-- begin DATASET ENTRIES --

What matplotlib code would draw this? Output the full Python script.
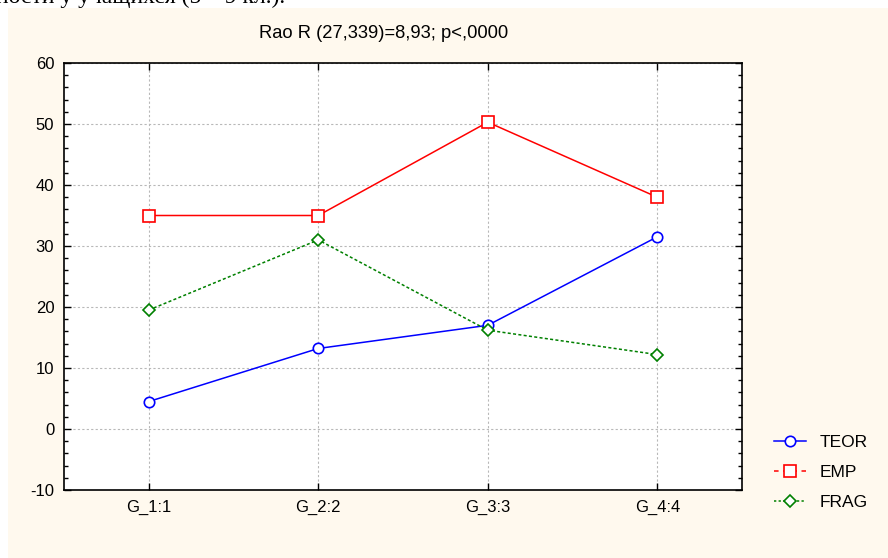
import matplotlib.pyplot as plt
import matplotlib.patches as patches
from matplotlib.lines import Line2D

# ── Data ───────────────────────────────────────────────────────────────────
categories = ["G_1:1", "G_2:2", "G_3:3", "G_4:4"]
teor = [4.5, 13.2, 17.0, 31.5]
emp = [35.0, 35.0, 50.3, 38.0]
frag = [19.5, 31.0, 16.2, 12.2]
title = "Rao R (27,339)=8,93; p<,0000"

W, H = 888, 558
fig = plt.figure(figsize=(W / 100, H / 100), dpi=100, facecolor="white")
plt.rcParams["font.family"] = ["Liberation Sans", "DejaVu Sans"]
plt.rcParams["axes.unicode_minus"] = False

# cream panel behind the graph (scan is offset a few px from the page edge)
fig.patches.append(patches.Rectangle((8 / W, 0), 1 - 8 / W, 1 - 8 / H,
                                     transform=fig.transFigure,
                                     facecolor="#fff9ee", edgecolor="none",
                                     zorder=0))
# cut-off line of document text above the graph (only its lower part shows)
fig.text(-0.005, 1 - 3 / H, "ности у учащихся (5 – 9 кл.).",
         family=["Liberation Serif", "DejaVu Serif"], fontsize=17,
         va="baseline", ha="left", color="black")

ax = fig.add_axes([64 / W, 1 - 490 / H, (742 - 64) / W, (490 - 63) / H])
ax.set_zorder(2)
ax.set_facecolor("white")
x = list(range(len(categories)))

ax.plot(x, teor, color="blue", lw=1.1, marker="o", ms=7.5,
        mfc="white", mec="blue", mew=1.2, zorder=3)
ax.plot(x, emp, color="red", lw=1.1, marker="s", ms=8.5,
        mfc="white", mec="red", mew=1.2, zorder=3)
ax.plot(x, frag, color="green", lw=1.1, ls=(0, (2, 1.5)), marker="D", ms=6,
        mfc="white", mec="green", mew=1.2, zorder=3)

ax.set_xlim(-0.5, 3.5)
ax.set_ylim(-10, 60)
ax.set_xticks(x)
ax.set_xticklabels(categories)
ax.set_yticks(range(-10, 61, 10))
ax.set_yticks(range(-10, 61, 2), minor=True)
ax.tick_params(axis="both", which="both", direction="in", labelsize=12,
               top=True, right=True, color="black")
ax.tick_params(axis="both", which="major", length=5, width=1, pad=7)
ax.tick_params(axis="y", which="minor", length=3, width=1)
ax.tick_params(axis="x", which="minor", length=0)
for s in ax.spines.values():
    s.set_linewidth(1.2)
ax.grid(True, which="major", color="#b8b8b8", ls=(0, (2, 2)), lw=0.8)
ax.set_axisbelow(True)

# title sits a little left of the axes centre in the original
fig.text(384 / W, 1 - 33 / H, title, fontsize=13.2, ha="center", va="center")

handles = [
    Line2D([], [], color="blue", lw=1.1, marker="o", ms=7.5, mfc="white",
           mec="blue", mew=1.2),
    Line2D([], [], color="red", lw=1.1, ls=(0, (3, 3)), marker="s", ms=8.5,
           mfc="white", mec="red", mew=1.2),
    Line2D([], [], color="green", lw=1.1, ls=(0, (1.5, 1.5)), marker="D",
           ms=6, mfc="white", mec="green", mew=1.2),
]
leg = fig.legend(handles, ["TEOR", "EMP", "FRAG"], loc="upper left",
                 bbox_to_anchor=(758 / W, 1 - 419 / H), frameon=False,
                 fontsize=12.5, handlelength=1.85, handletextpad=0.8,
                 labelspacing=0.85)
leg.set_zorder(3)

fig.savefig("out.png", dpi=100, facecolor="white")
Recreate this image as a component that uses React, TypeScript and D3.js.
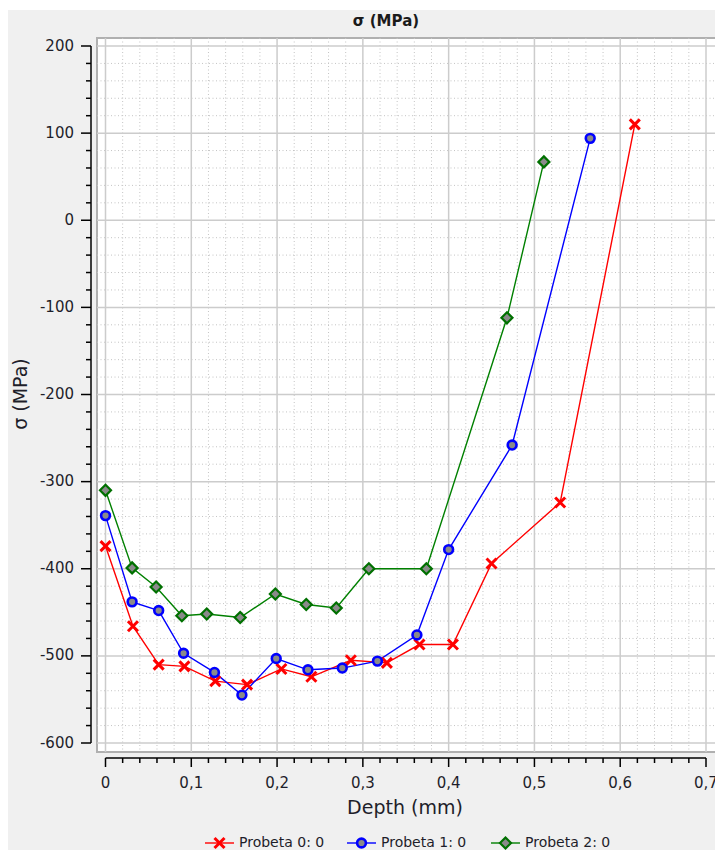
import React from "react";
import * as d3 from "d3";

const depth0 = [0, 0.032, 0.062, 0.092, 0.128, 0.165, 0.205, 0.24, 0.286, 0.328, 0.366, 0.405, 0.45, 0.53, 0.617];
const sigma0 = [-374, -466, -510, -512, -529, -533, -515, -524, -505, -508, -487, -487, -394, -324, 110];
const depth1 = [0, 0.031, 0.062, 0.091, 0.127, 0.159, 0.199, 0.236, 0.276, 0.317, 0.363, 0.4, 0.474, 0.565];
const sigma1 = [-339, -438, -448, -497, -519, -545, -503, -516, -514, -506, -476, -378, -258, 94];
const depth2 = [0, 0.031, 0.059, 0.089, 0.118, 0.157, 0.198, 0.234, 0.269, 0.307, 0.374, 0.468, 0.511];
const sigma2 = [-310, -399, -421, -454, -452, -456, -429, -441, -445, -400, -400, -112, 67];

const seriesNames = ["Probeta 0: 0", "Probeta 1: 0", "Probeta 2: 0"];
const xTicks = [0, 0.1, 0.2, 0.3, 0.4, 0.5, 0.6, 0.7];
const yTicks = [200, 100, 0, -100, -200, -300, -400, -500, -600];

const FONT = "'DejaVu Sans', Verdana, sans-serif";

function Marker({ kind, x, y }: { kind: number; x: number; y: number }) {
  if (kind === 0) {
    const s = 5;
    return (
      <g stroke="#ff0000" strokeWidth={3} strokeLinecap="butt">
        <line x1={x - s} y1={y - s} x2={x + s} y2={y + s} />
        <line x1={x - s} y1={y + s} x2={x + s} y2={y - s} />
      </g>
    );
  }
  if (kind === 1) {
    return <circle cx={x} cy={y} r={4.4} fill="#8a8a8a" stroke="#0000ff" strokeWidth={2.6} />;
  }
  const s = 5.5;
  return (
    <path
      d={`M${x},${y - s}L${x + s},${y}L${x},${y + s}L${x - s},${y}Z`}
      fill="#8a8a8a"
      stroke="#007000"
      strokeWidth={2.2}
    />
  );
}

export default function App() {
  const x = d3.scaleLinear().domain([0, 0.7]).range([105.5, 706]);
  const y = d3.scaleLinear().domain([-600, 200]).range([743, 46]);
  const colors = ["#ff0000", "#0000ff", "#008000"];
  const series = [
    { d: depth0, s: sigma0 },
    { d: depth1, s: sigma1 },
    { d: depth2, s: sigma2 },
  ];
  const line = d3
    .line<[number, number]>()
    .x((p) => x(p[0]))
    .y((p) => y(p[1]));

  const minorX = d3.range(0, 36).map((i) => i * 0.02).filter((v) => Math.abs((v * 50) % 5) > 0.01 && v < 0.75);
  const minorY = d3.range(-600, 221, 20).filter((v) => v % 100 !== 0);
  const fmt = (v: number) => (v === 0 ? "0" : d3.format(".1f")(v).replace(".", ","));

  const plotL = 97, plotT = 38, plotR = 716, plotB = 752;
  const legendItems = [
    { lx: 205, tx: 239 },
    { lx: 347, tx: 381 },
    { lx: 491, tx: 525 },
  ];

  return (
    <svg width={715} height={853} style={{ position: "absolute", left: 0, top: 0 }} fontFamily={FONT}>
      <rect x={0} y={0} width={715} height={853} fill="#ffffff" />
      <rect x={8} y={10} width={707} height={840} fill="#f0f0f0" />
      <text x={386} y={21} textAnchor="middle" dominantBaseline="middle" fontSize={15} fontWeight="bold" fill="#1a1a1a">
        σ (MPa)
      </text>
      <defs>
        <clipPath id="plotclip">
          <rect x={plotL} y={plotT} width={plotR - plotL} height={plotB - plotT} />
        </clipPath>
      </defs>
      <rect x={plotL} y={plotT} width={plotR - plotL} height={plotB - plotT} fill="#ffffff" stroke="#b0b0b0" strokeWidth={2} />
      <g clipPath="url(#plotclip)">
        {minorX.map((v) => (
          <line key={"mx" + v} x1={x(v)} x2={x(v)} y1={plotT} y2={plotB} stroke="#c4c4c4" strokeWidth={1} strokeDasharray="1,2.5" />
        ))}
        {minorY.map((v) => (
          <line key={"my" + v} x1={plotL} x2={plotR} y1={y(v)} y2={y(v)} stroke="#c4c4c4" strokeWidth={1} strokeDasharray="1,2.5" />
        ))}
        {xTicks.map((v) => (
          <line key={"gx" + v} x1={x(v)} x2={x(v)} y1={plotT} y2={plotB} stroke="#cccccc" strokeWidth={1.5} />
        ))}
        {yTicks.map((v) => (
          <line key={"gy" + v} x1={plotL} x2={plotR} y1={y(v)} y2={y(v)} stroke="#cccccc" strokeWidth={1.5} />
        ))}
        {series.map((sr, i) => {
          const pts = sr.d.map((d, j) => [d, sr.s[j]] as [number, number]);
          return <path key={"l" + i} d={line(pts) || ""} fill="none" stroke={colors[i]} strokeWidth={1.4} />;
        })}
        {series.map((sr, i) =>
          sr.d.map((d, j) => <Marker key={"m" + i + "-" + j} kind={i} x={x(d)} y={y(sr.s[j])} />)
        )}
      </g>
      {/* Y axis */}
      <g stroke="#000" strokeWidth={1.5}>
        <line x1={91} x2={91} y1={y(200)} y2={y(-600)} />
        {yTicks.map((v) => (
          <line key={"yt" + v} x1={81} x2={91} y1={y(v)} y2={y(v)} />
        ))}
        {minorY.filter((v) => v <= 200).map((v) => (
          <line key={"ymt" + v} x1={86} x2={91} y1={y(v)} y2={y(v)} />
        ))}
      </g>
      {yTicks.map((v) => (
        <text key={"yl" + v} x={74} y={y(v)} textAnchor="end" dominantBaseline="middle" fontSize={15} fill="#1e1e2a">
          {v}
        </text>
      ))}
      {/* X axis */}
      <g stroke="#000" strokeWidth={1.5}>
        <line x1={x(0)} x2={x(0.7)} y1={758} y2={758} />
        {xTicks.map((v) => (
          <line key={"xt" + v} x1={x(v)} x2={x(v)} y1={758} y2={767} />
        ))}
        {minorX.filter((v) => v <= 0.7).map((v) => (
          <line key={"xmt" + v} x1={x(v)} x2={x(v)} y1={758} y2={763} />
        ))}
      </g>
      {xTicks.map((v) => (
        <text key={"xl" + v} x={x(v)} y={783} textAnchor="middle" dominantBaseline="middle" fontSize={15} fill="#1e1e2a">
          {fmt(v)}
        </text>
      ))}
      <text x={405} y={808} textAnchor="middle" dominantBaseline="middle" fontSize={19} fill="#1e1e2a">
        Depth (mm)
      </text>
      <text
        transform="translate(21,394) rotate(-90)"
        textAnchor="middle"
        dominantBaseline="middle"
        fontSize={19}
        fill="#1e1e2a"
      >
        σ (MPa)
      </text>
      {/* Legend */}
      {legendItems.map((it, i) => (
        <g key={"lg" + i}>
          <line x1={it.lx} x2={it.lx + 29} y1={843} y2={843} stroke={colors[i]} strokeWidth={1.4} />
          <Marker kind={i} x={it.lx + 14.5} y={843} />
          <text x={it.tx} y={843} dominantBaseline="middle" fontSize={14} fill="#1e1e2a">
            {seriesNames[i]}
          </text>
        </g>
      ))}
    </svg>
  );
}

-- end DATASET ENTRIES --

TASK REQUIREMENTS -> Look for lines containing the string "matplotlib" and copy them all.

RESULT ->
What matplotlib code would draw this? Output the full Python script.
import matplotlib.pyplot as plt
import matplotlib.patches as patches
from matplotlib.lines import Line2D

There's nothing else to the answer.